Maybe “fair” means going to get the alleged harasser’s side of the story. Our concerned employee is now exposed, vulnerable and has no one on her side.

Will she really pick up the phone to call the hotline? Who on earth is that on the other end of the phone?

Let’s be wildly optimistic and say she gets someone who wants to recommend some sort of adjustment in response to her concern.

They then recommend to the ERRC that action be taken against this supervisor. We now get to a room where union and management hold equal votes on whether or not this “concerned” employee gets redress.
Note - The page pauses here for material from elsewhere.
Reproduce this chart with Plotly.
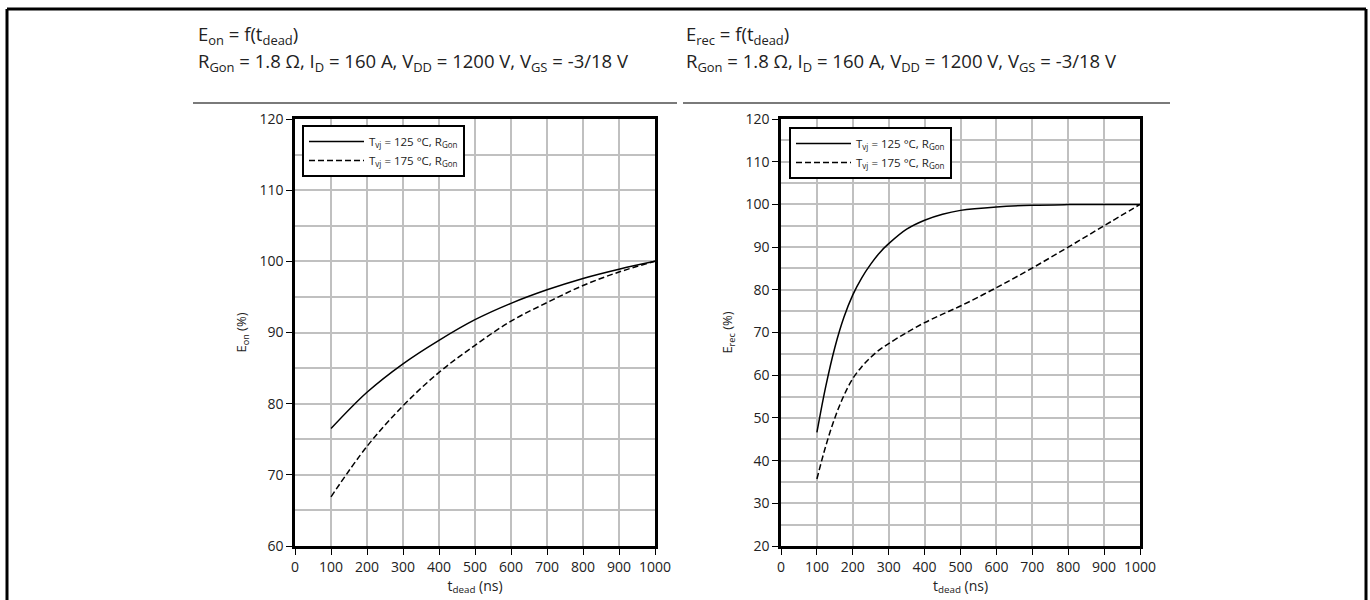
import plotly.graph_objects as go

# ---------------- data ----------------
t_on = [100, 200, 300, 400, 500, 600, 700, 800, 900, 1000]
eon_125 = [76.5, 81.6, 85.6, 88.9, 91.8, 94.1, 96.0, 97.6, 98.9, 100]
eon_175 = [66.9, 74.0, 79.7, 84.4, 88.2, 91.6, 94.2, 96.6, 98.5, 100]

t_rec125 = [100, 125, 150, 175, 200, 225, 250, 275, 300, 350, 400, 450, 500, 600, 700, 800, 900, 1000]
erec_125 = [46.6, 57.5, 66.5, 73.5, 78.8, 82.8, 86.0, 88.7, 90.8, 94.2, 96.3, 97.7, 98.6, 99.4, 99.8, 99.95, 100, 100]
t_rec175 = [100, 125, 150, 175, 200, 225, 250, 275, 300, 350, 400, 450, 500, 600, 700, 800, 900, 1000]
erec_175 = [35.7, 43.5, 50.0, 55.2, 59.2, 62.0, 64.2, 66.0, 67.4, 70.0, 72.3, 74.3, 76.2, 80.5, 85.1, 90.0, 95.0, 100]

name_125 = "T<sub>vj</sub> = 125 °C, R<sub>Gon</sub>"
name_175 = "T<sub>vj</sub> = 175 °C, R<sub>Gon</sub>"

W, H = 1370, 600
FONT = "Open Sans"

def px(x):
    return x / W

def py(y):
    return 1 - y / H

fig = go.Figure()
line_solid = dict(color="black", width=1.5, shape="spline", smoothing=1.0)
line_dash = dict(color="black", width=1.5, dash="6px,3px", shape="spline", smoothing=1.0)

fig.add_trace(go.Scatter(x=t_on, y=eon_125, mode="lines", name=name_125,
                         line=line_solid, xaxis="x", yaxis="y", legend="legend"))
fig.add_trace(go.Scatter(x=t_on, y=eon_175, mode="lines", name=name_175,
                         line=line_dash, xaxis="x", yaxis="y", legend="legend"))
fig.add_trace(go.Scatter(x=t_rec125, y=erec_125, mode="lines", name=name_125,
                         line=line_solid, xaxis="x2", yaxis="y2", legend="legend2"))
fig.add_trace(go.Scatter(x=t_rec175, y=erec_175, mode="lines", name=name_175,
                         line=line_dash, xaxis="x2", yaxis="y2", legend="legend2"))

grid_col = "#c0c0c0"
tickfont = dict(family=FONT, size=14, color="#222222")

def xax(domain, anchor):
    return dict(domain=domain, anchor=anchor, range=[0, 1000], dtick=100, tick0=0,
                automargin=False,
                showgrid=True, gridcolor=grid_col, gridwidth=1.5,
                showline=True, linecolor="black", linewidth=2.5, mirror=True,
                ticks="outside", ticklen=6, tickcolor="black", tickwidth=1.2,
                tickfont=tickfont, zeroline=False,
                title=dict(text="t<sub>dead</sub> (ns)", font=dict(family=FONT, size=14, color="#222222"), standoff=0))

def yax(domain, anchor, rng, title):
    return dict(domain=domain, anchor=anchor, range=rng, dtick=10, tick0=0,
                automargin=False,
                showgrid=True, gridcolor=grid_col, gridwidth=1.5,
                minor=dict(dtick=5, showgrid=True, gridcolor=grid_col, gridwidth=1.5),
                showline=True, linecolor="black", linewidth=2.5, mirror=True,
                ticks="outside", ticklen=6, tickcolor="black", tickwidth=1.2,
                tickfont=tickfont, zeroline=False,
                title=dict(text=title, font=dict(family=FONT, size=13, color="#222222"), standoff=10))

ydom = [py(546), py(119)]
leg_font = dict(family=FONT, size=11.5, color="#222222")
fig.update_layout(
    width=W, height=H, autosize=False,
    margin=dict(l=0, r=0, t=0, b=0, pad=0, autoexpand=False),
    paper_bgcolor="white", plot_bgcolor="white",
    xaxis=xax([px(295), px(655)], "y"),
    yaxis=yax(ydom, "x", [60, 120], "E<sub>on</sub> (%)"),
    xaxis2=xax([px(781), px(1140)], "y2"),
    yaxis2=yax(ydom, "x2", [20, 120], "E<sub>rec</sub> (%)"),
    legend=dict(x=px(302), y=py(125), xanchor="left", yanchor="top",
                bgcolor="white", bordercolor="black", borderwidth=2,
                font=leg_font, itemwidth=55, tracegroupgap=0),
    legend2=dict(x=px(789), y=py(127), xanchor="left", yanchor="top",
                 bgcolor="white", bordercolor="black", borderwidth=2,
                 font=leg_font, itemwidth=55, tracegroupgap=0),
    showlegend=True,
)

title_font = dict(family=FONT, size=18.5, color="#222222")
annos = [
    (196, 35, "E<sub>on</sub> = f(t<sub>dead</sub>)"),
    (196, 62, "R<sub>Gon</sub> = 1.8 Ω, I<sub>D</sub> = 160 A, V<sub>DD</sub> = 1200 V, V<sub>GS</sub> = -3/18 V"),
    (684, 35, "E<sub>rec</sub> = f(t<sub>dead</sub>)"),
    (684, 62, "R<sub>Gon</sub> = 1.8 Ω, I<sub>D</sub> = 160 A, V<sub>DD</sub> = 1200 V, V<sub>GS</sub> = -3/18 V"),
]
for x, y, txt in annos:
    fig.add_annotation(x=px(x), y=py(y), xref="paper", yref="paper", text=txt,
                       showarrow=False, xanchor="left", yanchor="middle", font=title_font)

shapes = [
    dict(type="line", xref="paper", yref="paper", x0=px(193), x1=px(677), y0=py(103), y1=py(103),
         line=dict(color="#7a7a7a", width=2)),
    dict(type="line", xref="paper", yref="paper", x0=px(683), x1=px(1170), y0=py(103), y1=py(103),
         line=dict(color="#7a7a7a", width=2)),
    # outer page frame
    dict(type="line", xref="paper", yref="paper", x0=px(7), x1=px(1366), y0=py(9), y1=py(9),
         line=dict(color="black", width=3)),
    dict(type="line", xref="paper", yref="paper", x0=px(7), x1=px(7), y0=py(9), y1=-0.02,
         line=dict(color="black", width=3)),
    dict(type="line", xref="paper", yref="paper", x0=px(1366), x1=px(1366), y0=py(9), y1=-0.02,
         line=dict(color="black", width=3)),
]
fig.update_layout(shapes=shapes)

fig.write_html("out.html")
You’ve got two union types from head office who have a huge stake in making this FFA thing work, and two management types who also want to make the FFA thing work but are under intense pressure to close ranks around one of their own.

How do you think that meeting’s gonna go?

Lost in this process is the notion that our “concerned” employee should have someone on her side. She doesn’t.

So this sounds pretty grim to me.

But then, the manufacturing industry is in pretty grim shape, and the CAW had a shot at increasing union density in the auto parts sector. Who can blame them for taking it.

After all, their line goes, “it’s better than nothing.”

To end this over-long post, let us explore that assertion. I’m going to assume that the CAW wants for their Magna members what they want for the rest of their members: good representation, and that they realize that the FFA is not that.

So what then are the prospects for change or at least getting something that’s even more better than nothing?

Here’s where lacking the right to strike is a real killer. Arbitrators rarely break new ground. The whole profession is about splitting differences.

Which arbitrator is going to take the CAW’s representation calling for the union’s right to unilaterally appoint Fairness Committee members, for example, and write it into the FFA? Maybe if some other union out there won it on a picket line, or if someone proved to the supreme court that these sorts of joint committees deny individuals their charter right of association.

But on their own?

Never.

And what if some local leader at a Magna plant gets it in her or his head to make the change herself? She’ll have bought herself a mess of trouble. No activist base in the plant, no involvement contract administration, only a tangential role in bargaining she’ll be utterly alone on the ERRC, railing against her employer who will demand labour peace and lean on her union to get them to deliver it.

Mitic’s last point about some OFL affiliates also surrendering the right to strike is a fair one, as far as it goes. Some unions sign very lengthy agreements. Some sign away the right to strike. Some agree to joint committees.

But I don’t think any of them has done all of that at the same time while giving over the very basis of worker representation to “jointness” as CAW has.

The OFL leaders say that the FFA’s silver lining is the galvanizing effect it will have on the other unions out there. I really hope they’re right.

2 Responses to “CAW fires back about the Magna deal: where is the truth?”

  1. Bickerton Says:

    Good post. Let’s hope the CAW doesn’t use Magna style deals as a new organizing strategy.
    The Teamsters often cut voluntary recognition deals with employers to undercut organizing drives of real unions. I wish the CAW would make a committment that it will not do the same.
    GB

  2. cmkl Says:

    Well, if that SEIU news release has any truth to it, it may already be too late. (Thanks for the forward, BTW)

    Mind you it’s SEIU talking and they have a hate-on for CAW that predates all this FFA stuff by about a decade. The CAW is loaning the CCWU the $5 million as SEIU alleges, and the OLRB did decide that the CCWU is a union (though it was close).

    Where are we going and why are we in this handbasket?